Today: Vegan Gluten-Free Caramelized Walnut Chocolate Chunk Cookies
Vegan Gluten Free Caramelized Walnut Chocolate Chunk Cookies
8 Tbs. vegan, plant based butter, room temperature
1 1/2 cups walnut butter
3 large eggs OR vegan egg replacer
1 cup cane sugar
1/2 cup brown sugar
1 tsp. vanilla extract
1 tsp. baking soda
1 tsp. baking powder
1/2 tsp. sea salt
2 1/2 cups Pamela’s Artisan Gluten Free Flour
2 cups Caramelized Walnuts*
1 1/2 cups vegan dark chocolate chunks
Preheat the oven to 365 degrees.
Cream together the butters, eggs (replacers), sugars, vanilla, baking soda and powder, and sea salt until light and fluffy.
Add the gluten-free flour 1/2 cup at a time until well combined.
Fold in both the nuts and chocolate.
Using a melon baller or cookie scoop, plop 1″ balls on parchment lined baking sheets.
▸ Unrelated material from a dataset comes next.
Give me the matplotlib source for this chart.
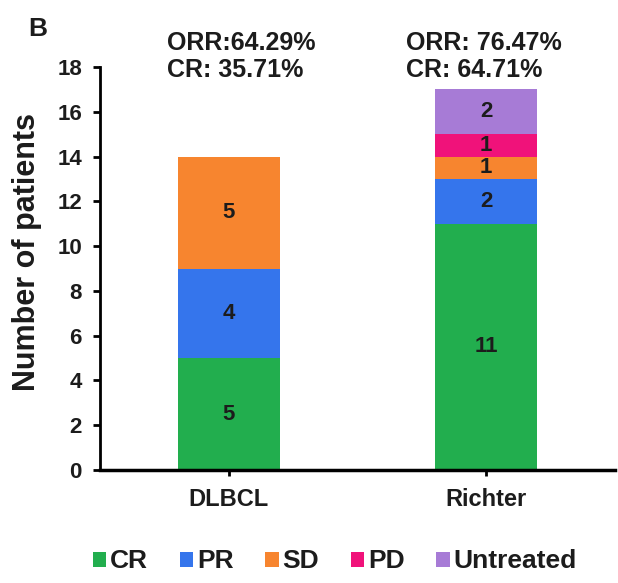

Flatten mounds with the back of a juice glass.
Bake for about 18 minutes, until golden brown.
*Caramelized Walnuts:
2 cups walnut halves/pieces
1/2 cup granulated sugar
2 Tbs. butter
Combine all ingredients in a medium skillet.
Heat over medium heat for 5 minutes, stirring frequently. When the sugar mixture begins to melt, stir constantly until all sugar is melted and nuts are coated.
Transfer to parchment paper, spreading out the nuts so they do not overlap. Cool and let the caramelization harden for about 20-25 minutes.